§ Problem to solve:
For the data below, report the number of lines that contain the string "this" and nothing else.

(begin)

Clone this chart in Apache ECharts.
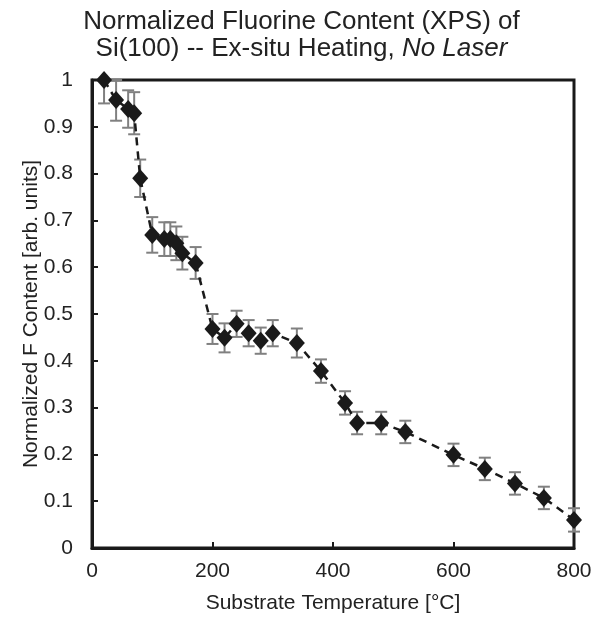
<!DOCTYPE html>
<html>
<head>
<meta charset="utf-8">
<script src="https://cdn.jsdelivr.net/npm/echarts@6/dist/echarts.min.js"></script>
<style>
  html, body { margin: 0; padding: 0; background: #fff; }
  #chart { width: 603px; height: 619px; }
</style>
</head>
<body>
<div id="chart"></div>
<script>
// Substrate temperature (°C)
const temperature = [20, 40, 60, 70, 80, 100, 120, 130, 140, 150, 172, 200, 220, 240, 260, 280, 300, 340, 380, 420, 440, 480, 520, 600, 652, 702, 750, 800];
// Normalized F content
const fContent = [1.0, 0.957, 0.938, 0.929, 0.79, 0.669, 0.66, 0.66, 0.651, 0.63, 0.609, 0.468, 0.449, 0.479, 0.459, 0.443, 0.459, 0.438, 0.378, 0.31, 0.267, 0.267, 0.248, 0.199, 0.169, 0.138, 0.107, 0.06];
// Symmetric uncertainty (±)
const fError = [0.05, 0.044, 0.04, 0.045, 0.04, 0.038, 0.036, 0.036, 0.036, 0.035, 0.034, 0.032, 0.031, 0.028, 0.028, 0.028, 0.028, 0.031, 0.025, 0.025, 0.024, 0.024, 0.024, 0.024, 0.024, 0.024, 0.024, 0.025];

const xTicks = [0, 200, 400, 600, 800];
const yMax = 1;

const font = '"Liberation Sans", Arial, sans-serif';
const points = temperature.map((t, i) => [t, fContent[i]]);
const bars = temperature.map((t, i) => [t, Math.max(0, fContent[i] - fError[i]), Math.min(yMax, fContent[i] + fError[i])]);

const chart = echarts.init(document.getElementById('chart'), null, { renderer: 'canvas' });

chart.setOption({
  animation: false,
  backgroundColor: '#ffffff',
  title: {
    text: 'Normalized Fluorine Content (XPS) of\nSi(100) -- Ex-situ Heating, {i|No Laser}',
    left: 'center',
    top: 3,
    textStyle: {
      fontFamily: font,
      fontSize: 26,
      fontWeight: 'normal',
      color: '#222',
      lineHeight: 27,
      rich: {
        i: { fontFamily: font, fontSize: 26, fontStyle: 'italic', color: '#222', lineHeight: 27 }
      }
    }
  },
  grid: {
    left: 92, right: 29, top: 80, bottom: 71,
    show: true,
    borderColor: '#1a1a1a',
    borderWidth: 3,
    backgroundColor: 'transparent'
  },
  xAxis: {
    type: 'value',
    min: xTicks[0], max: xTicks[xTicks.length - 1], interval: 200,
    name: 'Substrate Temperature [°C]',
    nameLocation: 'middle',
    nameGap: 45,
    nameTextStyle: { fontFamily: font, fontSize: 21, color: '#222' },
    axisLine: { show: true, lineStyle: { color: '#1a1a1a', width: 3 } },
    axisTick: { show: true, inside: true, length: 6, lineStyle: { color: '#1a1a1a', width: 2 } },
    axisLabel: { fontFamily: font, fontSize: 21, color: '#222', margin: 13 },
    splitLine: { show: false }
  },
  yAxis: {
    type: 'value',
    min: 0, max: yMax, interval: 0.1,
    name: 'Normalized F Content [arb. units]',
    nameLocation: 'middle',
    nameGap: 50,
    nameMoveOverlap: false,
    nameTextStyle: { fontFamily: font, fontSize: 21, color: '#222' },
    axisLine: { show: true, lineStyle: { color: '#1a1a1a', width: 3 } },
    axisTick: { show: true, inside: true, length: 6, lineStyle: { color: '#1a1a1a', width: 2 } },
    axisLabel: {
      fontFamily: font, fontSize: 21, color: '#222', margin: 19,
      formatter: v => String(Math.round(v * 10) / 10)
    },
    splitLine: { show: false }
  },
  series: [
    {
      type: 'custom',
      name: 'error',
      z: 1,
      clip: false,
      data: bars,
      renderItem: function (params, api) {
        const x = api.value(0);
        const lo = api.coord([x, api.value(1)]);
        const hi = api.coord([x, api.value(2)]);
        const cap = 6;
        const style = { stroke: '#808080', lineWidth: 2, fill: null };
        return {
          type: 'group',
          children: [
            { type: 'line', shape: { x1: lo[0], y1: lo[1], x2: hi[0], y2: hi[1] }, style: style },
            { type: 'line', shape: { x1: lo[0] - cap, y1: lo[1], x2: lo[0] + cap, y2: lo[1] }, style: style },
            { type: 'line', shape: { x1: hi[0] - cap, y1: hi[1], x2: hi[0] + cap, y2: hi[1] }, style: style }
          ]
        };
      }
    },
    {
      type: 'line',
      name: 'F content',
      z: 3,
      data: points,
      clip: false,
      symbol: 'diamond',
      symbolSize: [16, 18],
      showAllSymbol: true,
      itemStyle: { color: '#1a1a1a' },
      lineStyle: { color: '#1a1a1a', width: 2.5, type: [8, 6] }
    }
  ]
});
</script>
</body>
</html>
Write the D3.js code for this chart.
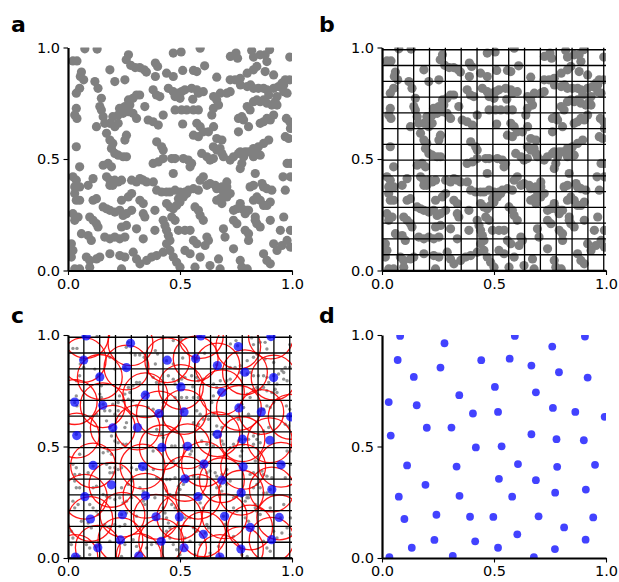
<!DOCTYPE html>
<html>
<head>
<meta charset="utf-8">
<script src="https://cdn.jsdelivr.net/npm/d3@7"></script>
<style>
  html, body { margin: 0; padding: 0; background: #fff; }
  svg { display: block; }
  text { font-family: "DejaVu Sans", sans-serif; }
</style>
</head>
<body>
<svg id="chart" width="619" height="582"></svg>
<script>
// Uniform random candidate points (panels a, b, c)
const grayPoints = [
  [0.075,0.994],[0.13,0.993],[0.022,0.94],[0.04,0.94],[0.27,0.967],[0.26,0.945],[0.28,0.92],[0.30,0.91],[0.32,0.91],[0.34,0.90],[0.39,0.93],[0.40,0.915],[0.47,0.975],[0.505,0.98],[0.59,0.997],[0.61,0.918],[0.725,0.96],[0.75,0.975],[0.757,0.952],[0.82,0.987],[0.828,0.957],[0.858,0.967],[0.88,0.967],[0.9,0.99],[0.888,0.937],[0.99,0.957],
  [0.06,0.89],[0.055,0.87],[0.07,0.855],[0.12,0.847],[0.134,0.817],[0.187,0.9],[0.209,0.847],[0.254,0.855],[0.35,0.89],[0.39,0.87],[0.44,0.885],[0.47,0.87],[0.512,0.897],[0.56,0.897],[0.575,0.892],[0.664,0.867],[0.724,0.855],[0.746,0.855],[0.769,0.862],[0.8,0.885],[0.828,0.9],[0.843,0.915],[0.88,0.892],[0.918,0.877],[0.97,0.855],[0.99,0.855],[0.955,0.84],
  [0.037,0.795],[0.052,0.817],[0.149,0.772],[0.142,0.735],[0.27,0.765],[0.29,0.772],[0.306,0.787],[0.23,0.727],[0.254,0.735],[0.276,0.742],[0.32,0.787],[0.38,0.81],[0.395,0.787],[0.41,0.78],[0.448,0.817],[0.47,0.802],[0.493,0.795],[0.507,0.802],[0.522,0.81],[0.478,0.78],[0.5,0.772],[0.552,0.817],[0.575,0.81],[0.582,0.795],[0.557,0.768],[0.604,0.802],[0.65,0.78],[0.664,0.765],[0.68,0.795],[0.709,0.795],[0.724,0.802],[0.77,0.832],[0.8,0.825],[0.815,0.832],[0.828,0.817],[0.85,0.817],[0.873,0.817],[0.888,0.81],[0.918,0.817],[0.94,0.825],[0.963,0.832],[0.896,0.787],[0.933,0.78],[0.963,0.802],[0.978,0.795],[0.843,0.765],[0.858,0.757],[0.873,0.765],[0.888,0.75],[0.91,0.742],[0.8,0.735],[0.813,0.72],[0.828,0.757],[0.925,0.757],[0.933,0.742],
  [0.037,0.727],[0.03,0.697],[0.04,0.682],[0.127,0.645],[0.149,0.72],[0.157,0.69],[0.164,0.66],[0.2,0.69],[0.224,0.697],[0.246,0.705],[0.269,0.712],[0.29,0.705],[0.187,0.66],[0.209,0.645],[0.224,0.66],[0.306,0.682],[0.343,0.735],[0.358,0.675],[0.38,0.667],[0.403,0.652],[0.425,0.697],[0.478,0.72],[0.507,0.72],[0.53,0.72],[0.56,0.72],[0.582,0.72],[0.512,0.657],[0.575,0.66],[0.59,0.645],[0.604,0.622],[0.627,0.622],[0.65,0.645],[0.56,0.607],[0.582,0.6],[0.642,0.697],[0.649,0.727],[0.672,0.742],[0.761,0.682],[0.776,0.69],[0.784,0.675],[0.761,0.622],[0.806,0.645],[0.858,0.66],[0.873,0.667],[0.888,0.682],[0.903,0.675],[0.975,0.682],[0.99,0.667],[0.918,0.697],[0.97,0.6],[0.985,0.592],[0.993,0.637],
  [0.037,0.555],[0.172,0.615],[0.187,0.585],[0.2,0.57],[0.261,0.607],[0.254,0.585],[0.194,0.547],[0.209,0.525],[0.224,0.517],[0.246,0.51],[0.261,0.51],[0.157,0.472],[0.179,0.48],[0.194,0.465],[0.052,0.465],[0.396,0.577],[0.418,0.555],[0.425,0.54],[0.38,0.48],[0.403,0.487],[0.425,0.502],[0.463,0.502],[0.478,0.502],[0.515,0.502],[0.537,0.495],[0.552,0.48],[0.545,0.465],[0.47,0.435],[0.597,0.525],[0.62,0.51],[0.634,0.495],[0.649,0.502],[0.649,0.555],[0.664,0.54],[0.679,0.547],[0.687,0.525],[0.694,0.51],[0.664,0.592],[0.687,0.585],[0.724,0.495],[0.739,0.51],[0.761,0.525],[0.769,0.532],[0.791,0.532],[0.806,0.532],[0.784,0.51],[0.776,0.48],[0.769,0.457],[0.828,0.547],[0.843,0.532],[0.85,0.555],[0.896,0.585],[0.873,0.57],[0.828,0.51],[0.858,0.517],[0.978,0.48],[0.993,0.48],
  [0.022,0.42],[0.037,0.405],[0.03,0.375],[0.052,0.375],[0.09,0.382],[0.112,0.412],[0.172,0.42],[0.187,0.405],[0.209,0.405],[0.224,0.397],[0.239,0.405],[0.2,0.382],[0.187,0.382],[0.284,0.405],[0.306,0.397],[0.321,0.412],[0.336,0.405],[0.351,0.397],[0.381,0.397],[0.396,0.36],[0.418,0.352],[0.44,0.352],[0.455,0.352],[0.478,0.36],[0.5,0.352],[0.522,0.352],[0.537,0.36],[0.56,0.367],[0.582,0.36],[0.59,0.405],[0.604,0.42],[0.62,0.382],[0.634,0.39],[0.657,0.382],[0.664,0.367],[0.687,0.375],[0.694,0.352],[0.709,0.375],[0.709,0.397],[0.813,0.375],[0.828,0.382],[0.866,0.39],[0.873,0.375],[0.888,0.367],[0.91,0.36],[0.96,0.42],[0.993,0.42],[0.97,0.36],[0.836,0.435],
  [0.03,0.345],[0.037,0.315],[0.052,0.315],[0.112,0.315],[0.127,0.322],[0.157,0.285],[0.172,0.277],[0.187,0.27],[0.209,0.262],[0.231,0.27],[0.246,0.247],[0.261,0.255],[0.284,0.27],[0.239,0.315],[0.269,0.33],[0.284,0.345],[0.321,0.315],[0.336,0.3],[0.336,0.255],[0.343,0.24],[0.388,0.27],[0.44,0.3],[0.455,0.285],[0.47,0.277],[0.485,0.292],[0.5,0.307],[0.493,0.322],[0.515,0.33],[0.53,0.345],[0.567,0.285],[0.582,0.27],[0.59,0.247],[0.604,0.225],[0.664,0.315],[0.679,0.322],[0.687,0.3],[0.709,0.33],[0.724,0.345],[0.739,0.27],[0.754,0.277],[0.769,0.3],[0.776,0.277],[0.791,0.255],[0.799,0.27],[0.828,0.315],[0.843,0.33],[0.858,0.315],[0.873,0.292],[0.888,0.292],[0.903,0.307],[0.806,0.27],[0.963,0.24],[0.836,0.225],
  [0.022,0.255],[0.03,0.225],[0.045,0.24],[0.097,0.24],[0.112,0.225],[0.127,0.21],[0.134,0.195],[0.06,0.165],[0.09,0.157],[0.104,0.135],[0.164,0.15],[0.187,0.142],[0.209,0.15],[0.231,0.142],[0.254,0.15],[0.239,0.195],[0.261,0.202],[0.306,0.187],[0.336,0.142],[0.388,0.18],[0.425,0.225],[0.433,0.202],[0.44,0.18],[0.448,0.157],[0.455,0.135],[0.463,0.24],[0.478,0.225],[0.493,0.18],[0.522,0.18],[0.545,0.18],[0.56,0.135],[0.575,0.12],[0.62,0.15],[0.627,0.135],[0.612,0.112],[0.694,0.187],[0.701,0.15],[0.739,0.225],[0.754,0.21],[0.791,0.18],[0.806,0.165],[0.836,0.24],[0.843,0.21],[0.858,0.195],[0.903,0.225],[0.948,0.18],[0.993,0.18],[0.806,0.135],
  [0.015,0.12],[0.022,0.09],[0.015,0.06],[0.082,0.06],[0.097,0.045],[0.127,0.052],[0.142,0.06],[0.03,0.007],[0.052,0.007],[0.097,0.015],[0.187,0.075],[0.231,0.067],[0.254,0.06],[0.291,0.082],[0.306,0.052],[0.321,0.03],[0.239,0.007],[0.351,0.045],[0.373,0.06],[0.396,0.067],[0.425,0.082],[0.44,0.12],[0.455,0.09],[0.47,0.06],[0.485,0.037],[0.5,0.015],[0.522,0.09],[0.545,0.075],[0.567,0.015],[0.59,0.06],[0.634,0.022],[0.672,0.052],[0.679,0.007],[0.739,0.097],[0.769,0.045],[0.776,0.015],[0.873,0.075],[0.888,0.045],[0.903,0.03],[0.918,0.12],[0.933,0.09],[0.955,0.112],[0.993,0.105],[0.978,0.135],[0.8,0.007]
];

// Accepted samples (panels c, d)
const samplePoints = [
  [0.081,0.996],[0.279,0.963],[0.593,0.996],[0.906,0.993],[0.76,0.948],[0.07,0.888],[0.443,0.887],[0.57,0.894],[0.667,0.863],[0.261,0.854],
  [0.79,0.833],[0.142,0.812],[0.918,0.809],[0.504,0.767],[0.687,0.743],[0.345,0.73],[0.03,0.699],[0.155,0.685],[0.763,0.673],[0.406,0.648],
  [0.518,0.655],[0.863,0.655],[0.994,0.633],[0.2,0.584],[0.31,0.585],[0.667,0.555],[0.039,0.549],[0.779,0.533],[0.901,0.528],[0.419,0.496],
  [0.534,0.501],[0.112,0.415],[0.333,0.41],[0.607,0.421],[0.782,0.409],[0.951,0.418],[0.194,0.328],[0.522,0.355],[0.687,0.349],[0.075,0.275],
  [0.346,0.279],[0.581,0.275],[0.773,0.293],[0.91,0.307],[0.1,0.175],[0.243,0.194],[0.393,0.185],[0.497,0.184],[0.699,0.187],[0.943,0.182],
  [0.813,0.137],[0.604,0.106],[0.234,0.081],[0.416,0.075],[0.909,0.082],[0.133,0.046],[0.518,0.046],[0.772,0.04],[0.033,0.004],[0.316,0.009],
  [0.678,0.004]
];

// Background grid cell boundaries (cell size r / sqrt(2))
const gridLines = [0, 0.0707, 0.1414, 0.2121, 0.2828, 0.3536, 0.4243, 0.4950, 0.5657, 0.6364, 0.7071, 0.7778, 0.8485, 0.9192, 0.9899];
const minDistance = 0.1;

const tickValues = [0, 0.5, 1];
const tickLabels = ["0.0", "0.5", "1.0"];
const panelLetters = ["a", "b", "c", "d"];

const svg = d3.select("#chart");
const defs = svg.append("defs");

const panels = [
  { letter: panelLetters[0], left: 68, top: 47.5, lx: 11, ly: 32 },
  { letter: panelLetters[1], left: 382, top: 47.5, lx: 319, ly: 32 },
  { letter: panelLetters[2], left: 68, top: 335, lx: 11, ly: 323 },
  { letter: panelLetters[3], left: 382, top: 335, lx: 319, ly: 323 }
];
const W = 224, H = 223;

panels.forEach((p, i) => {
  svg.append("text")
    .attr("x", p.lx).attr("y", p.ly)
    .attr("font-size", 22).attr("font-weight", "bold")
    .text(p.letter);

  const g = svg.append("g").attr("transform", `translate(${p.left},${p.top})`);
  const x = d3.scaleLinear().domain([0, 1]).range([0, W]);
  const y = d3.scaleLinear().domain([0, 1]).range([H, 0]);

  const clipId = "clip" + i;
  defs.append("clipPath").attr("id", clipId)
    .append("rect").attr("x", 0).attr("y", 0).attr("width", W).attr("height", H);
  const plot = g.append("g").attr("clip-path", `url(#${clipId})`);

  const drawGrid = () => {
    const gg = plot.append("g").attr("stroke", "#000").attr("stroke-width", 1.3);
    gg.selectAll("line.v").data(gridLines).join("line").attr("class", "v")
      .attr("x1", d => x(d)).attr("x2", d => x(d)).attr("y1", y(0)).attr("y2", y(1));
    gg.selectAll("line.h").data(gridLines).join("line").attr("class", "h")
      .attr("y1", d => y(d)).attr("y2", d => y(d)).attr("x1", x(0)).attr("x2", x(1));
  };

  if (i === 0 || i === 1) {
    plot.append("g").selectAll("circle").data(grayPoints).join("circle")
      .attr("cx", d => x(d[0])).attr("cy", d => y(d[1])).attr("r", 4.6)
      .attr("fill", "#808080");
    if (i === 1) drawGrid();
  } else if (i === 2) {
    plot.append("g").selectAll("circle").data(grayPoints).join("circle")
      .attr("cx", d => x(d[0])).attr("cy", d => y(d[1])).attr("r", 1.7)
      .attr("fill", "#808080").attr("fill-opacity", 0.85);
    plot.append("g").selectAll("circle").data(samplePoints).join("circle")
      .attr("cx", d => x(d[0])).attr("cy", d => y(d[1]))
      .attr("r", x(minDistance) - x(0))
      .attr("fill", "none").attr("stroke", "red").attr("stroke-opacity", 0.9).attr("stroke-width", 1.3);
    drawGrid();
    plot.append("g").selectAll("circle").data(samplePoints).join("circle")
      .attr("cx", d => x(d[0])).attr("cy", d => y(d[1])).attr("r", 4.6)
      .attr("fill", "#0000ff").attr("fill-opacity", 0.72);
  } else {
    plot.append("g").selectAll("circle").data(samplePoints).join("circle")
      .attr("cx", d => x(d[0])).attr("cy", d => y(d[1])).attr("r", 3.9)
      .attr("fill", "#0000ff").attr("fill-opacity", 0.74);
  }

  const fmt = (d) => tickLabels[tickValues.indexOf(d)];
  const yAxis = g.append("g")
    .call(d3.axisLeft(y).tickValues(tickValues).tickFormat(fmt).tickSize(4.5).tickSizeOuter(0).tickPadding(3.5));
  const xAxis = g.append("g").attr("transform", `translate(0,${H})`)
    .call(d3.axisBottom(x).tickValues(tickValues).tickFormat(fmt).tickSize(4.5).tickSizeOuter(0).tickPadding(3.5));
  [yAxis, xAxis].forEach(ax => {
    ax.select(".domain").attr("stroke", "#000").attr("stroke-width", 2.2);
    ax.selectAll(".tick line").attr("stroke", "#000").attr("stroke-width", 1.1);
    ax.selectAll(".tick text").attr("font-size", 14.5).attr("fill", "#000")
      .attr("font-family", "DejaVu Sans, sans-serif");
  });
});
</script>
</body>
</html>
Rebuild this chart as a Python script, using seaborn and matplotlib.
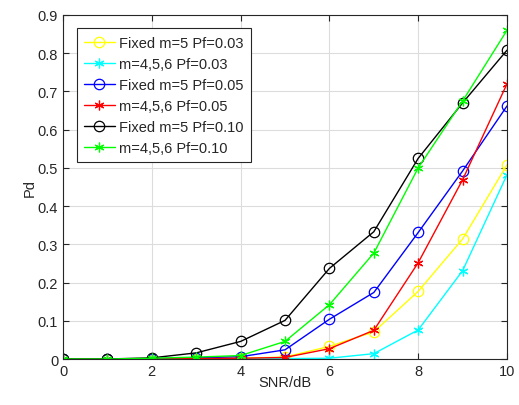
import numpy as np
import pandas as pd
import matplotlib
matplotlib.use("Agg")
import matplotlib.pyplot as plt
import seaborn as sns

# =====================================================
# DATA
# =====================================================

snr = [0, 1, 2, 3, 4, 5, 6, 7, 8, 9, 10]

fixed_003 = [0, 0, 0, 0.001, 0.002, 0.005, 0.033, 0.071, 0.177, 0.314, 0.508]
var_003 = [0, 0, 0, 0, 0, 0.001, 0.002, 0.014, 0.076, 0.231, 0.482]
fixed_005 = [0, 0, 0.001, 0.003, 0.006, 0.024, 0.104, 0.174, 0.331, 0.492, 0.662]
var_005 = [0, 0, 0, 0.001, 0.002, 0.004, 0.027, 0.075, 0.252, 0.469, 0.72]
fixed_010 = [0, 0, 0.003, 0.016, 0.046, 0.101, 0.237, 0.333, 0.525, 0.67, 0.808]
var_010 = [0, 0, 0.002, 0.005, 0.009, 0.046, 0.142, 0.277, 0.5, 0.675, 0.86]

labels = [
    "Fixed m=5 Pf=0.03",
    "m=4,5,6 Pf=0.03",
    "Fixed m=5 Pf=0.05",
    "m=4,5,6 Pf=0.05",
    "Fixed m=5 Pf=0.10",
    "m=4,5,6 Pf=0.10",
]
series = [fixed_003, var_003, fixed_005, var_005, fixed_010, var_010]
colors = ["#ffff00", "#00ffff", "#0000ff", "#ff0000", "#000000", "#00ff00"]
markers = ["o", (6, 2, 0), "o", (6, 2, 0), "o", (6, 2, 0)]

# =====================================================
# STYLE
# =====================================================

sns.set_style("whitegrid")
plt.rcParams["font.family"] = ["Liberation Sans", "DejaVu Sans"]
plt.rcParams["font.size"] = 10.5

fig = plt.figure(figsize=(5.19, 4.06), dpi=100)
ax = fig.add_axes([0.1214, 0.1133, 0.8555, 0.8473])

# =====================================================
# PLOT
# =====================================================

for lab, vals, col, mk in zip(labels, series, colors, markers):
    sns.lineplot(
        x=snr,
        y=vals,
        ax=ax,
        color=col,
        marker=mk,
        markersize=7.5 if mk == "o" else 7,
        markerfacecolor="none",
        markeredgecolor=col,
        markeredgewidth=0.9,
        linewidth=1.0,
        label=lab,
    )

ax.set_xlim(0, 10)
ax.set_ylim(0, 0.9)
ax.set_xticks([0, 2, 4, 6, 8, 10])
ax.set_yticks(np.round(np.arange(0, 0.91, 0.1), 1))
ax.set_yticklabels(["0", "0.1", "0.2", "0.3", "0.4", "0.5", "0.6", "0.7", "0.8", "0.9"])
ax.set_xlabel("SNR/dB", fontsize=10.5, color="#262626", labelpad=-2)
ax.set_ylabel("Pd", fontsize=10.5, color="#262626", labelpad=1)

ax.grid(True, color="#dcdcdc", linewidth=0.8)
for sp in ax.spines.values():
    sp.set_visible(True)
    sp.set_color("#262626")
    sp.set_linewidth(0.8)
ax.tick_params(direction="in", length=4, width=0.8, colors="#262626",
               labelsize=10.5, top=True, right=True, left=True, bottom=True,
               labeltop=False, labelright=False)

leg = ax.legend(
    loc="upper left",
    bbox_to_anchor=(0.031, 0.961),
    borderaxespad=0,
    fancybox=False,
    framealpha=1,
    edgecolor="#262626",
    fontsize=10.5,
    handlelength=2.1,
    handletextpad=0.3,
    labelspacing=0.48,
    borderpad=0.5,
)
leg.get_frame().set_linewidth(0.8)

fig.savefig("out.png", dpi=100)
plt.close()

(end)

§ Written answer:
3